A tão esperada carta do presidente do Banco Central (BC), Roberto Campos Neto, para explicar por que a inflação de 2021 não ficou dentro do teto da meta, tem seu parágrafo mais lido no mercado financeiro só na página de número 13.
A carta saiu poucas horas depois que o IBGE confirmou a primeira inflação de dois dígitos desde 2015, de 10,06%, quase o dobro do teto da meta, de 5,25%.
As regras do sistema de metas de inflação do BC determinam que a carta tem de conter os motivos pelos quais a meta não foi cumprida, as providências para que volte a ficar dentro do limite e em que prazo provocarão efeitos.
A maior expectativa sobre o texto estava sobre o terceiro tópico, que sinaliza as próximas decisões do BC sobre o juro básico. O texto não autoriza pensar em um Comitê de Política Monetária (Copom) transformado em torniquete. Campos Neto afirma que "em 2022, a inflação ainda se mantêm superior à meta, embora dentro do intervalo de tolerância, em virtude dos efeitos inerciais da inflação de 2021" e se compromete a levar a inflação à meta em "horizonte relevante". Na leitura do mercado, isso significa 2023.

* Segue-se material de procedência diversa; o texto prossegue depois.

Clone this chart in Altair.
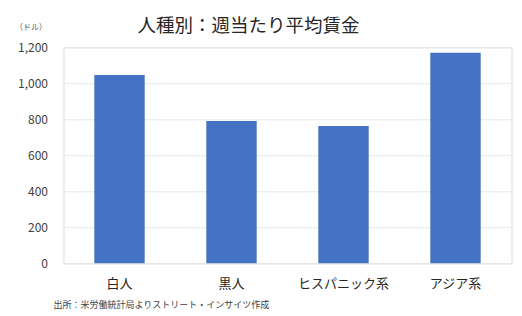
import altair as alt
import pandas as pd

categories = ["白人", "黒人", "ヒスパニック系", "アジア系"]
values = [1046, 790, 763, 1170]

df = pd.DataFrame({"group": categories, "wage": values})

FONT = "Noto Sans CJK JP"

chart = alt.Chart(df).mark_bar(color="#4472C4").encode(
    x=alt.X(
        "group:N",
        sort=categories,
        scale=alt.Scale(paddingInner=0.55, paddingOuter=0.275),
        axis=alt.Axis(
            title="出所：米労働統計局よりストリート・インサイツ作成",
            titleFont=FONT,
            titleFontSize=9,
            titleFontWeight="normal",
            titleColor="#404040",
            titleAlign="left",
            titleAnchor="start",
            titleBaseline="middle",
            titleX=-10.5,
            titleY=40.7,
            labelAngle=0,
            labelFont=FONT,
            labelFontSize=13,
            labelColor="#262626",
            labelPadding=14,
            ticks=False,
            domain=False,
            grid=False,
        ),
    ),
    y=alt.Y(
        "wage:Q",
        scale=alt.Scale(domain=[0, 1200]),
        axis=alt.Axis(
            title="（ドル）",
            titleFont=FONT,
            titleFontSize=8,
            titleFontWeight="normal",
            titleColor="#595959",
            titleAngle=0,
            titleAlign="left",
            titleBaseline="middle",
            titleX=-49,
            titleY=-19.5,
            values=[0, 200, 400, 600, 800, 1000, 1200],
            format=",.0f",
            labelFont=FONT,
            labelFontSize=12,
            labelColor="#404040",
            labelPadding=16,
            ticks=False,
            domain=False,
            grid=True,
            gridColor="#e8e8e8",
            gridWidth=1,
        ),
    ),
).properties(
    width=448,
    height=216,
    title=alt.TitleParams(
        text="人種別：週当たり平均賃金",
        font=FONT,
        fontSize=18.5,
        fontWeight="normal",
        color="#262626",
        anchor="middle",
        frame="group",
        baseline="middle",
        dx=-39,
        dy=43,
        offset=22,
    ),
    autosize=alt.AutoSizeParams(type="none"),
    padding={"left": 63.5, "top": 47.3, "right": 10.5, "bottom": 52.7},
).configure_view(stroke=None).configure(background="white")

chart.save("out.html", embed_options={"renderer": "svg", "actions": False})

No mais recente Boletim Focus, a projeção de inflação para este ano é de 5%, ou seja, exatamente no teto da meta. A projeção do BC é de 4,7%, com 0,3 ponto percentual de "oxigênio" em relação ao teto. Significa que o risco de uma nova carta, ao final de 2022, não é desprezível.
Veja o trecho crucial
"As projeções condicionais do BC são de que a inflação entre em trajetória de queda já no início de 2022, terminando o ano em patamar significativamente inferior ao de 2021. No Relatório de Inflação de dezembro de 2021, as projeções condicionais apontam para inflação de 4,7% em 2022 (queda de cerca de 5,4 p.p. em relação a 2021), 3,2% em 2023 e 2,6% em 2024, ante metas para a inflação de 3,5%, 3,25% e 3,00%, respectivamente. Portanto, o cenário é de convergência da inflação para as metas ao longo do horizonte relevante. Nesse cenário, em 2022, a inflação ainda se mantêm superior à meta, embora dentro do intervalo de tolerância, em virtude dos efeitos inerciais da inflação de 2021. Esses efeitos são contrabalançados pela política monetária, embora não de forma integral, em virtude das diferenças temporais entre os impactos inerciais dos choques, de prazo mais curto, e os efeitos da política monetária, mais concentrados no médio prazo. As expectativas de inflação da pesquisa Focus (7/1/2022) também apontam para redução significativa da inflação em 2022, embora em menor magnitude, com valores em torno de 5% para 2022 e 3,4% para 2023."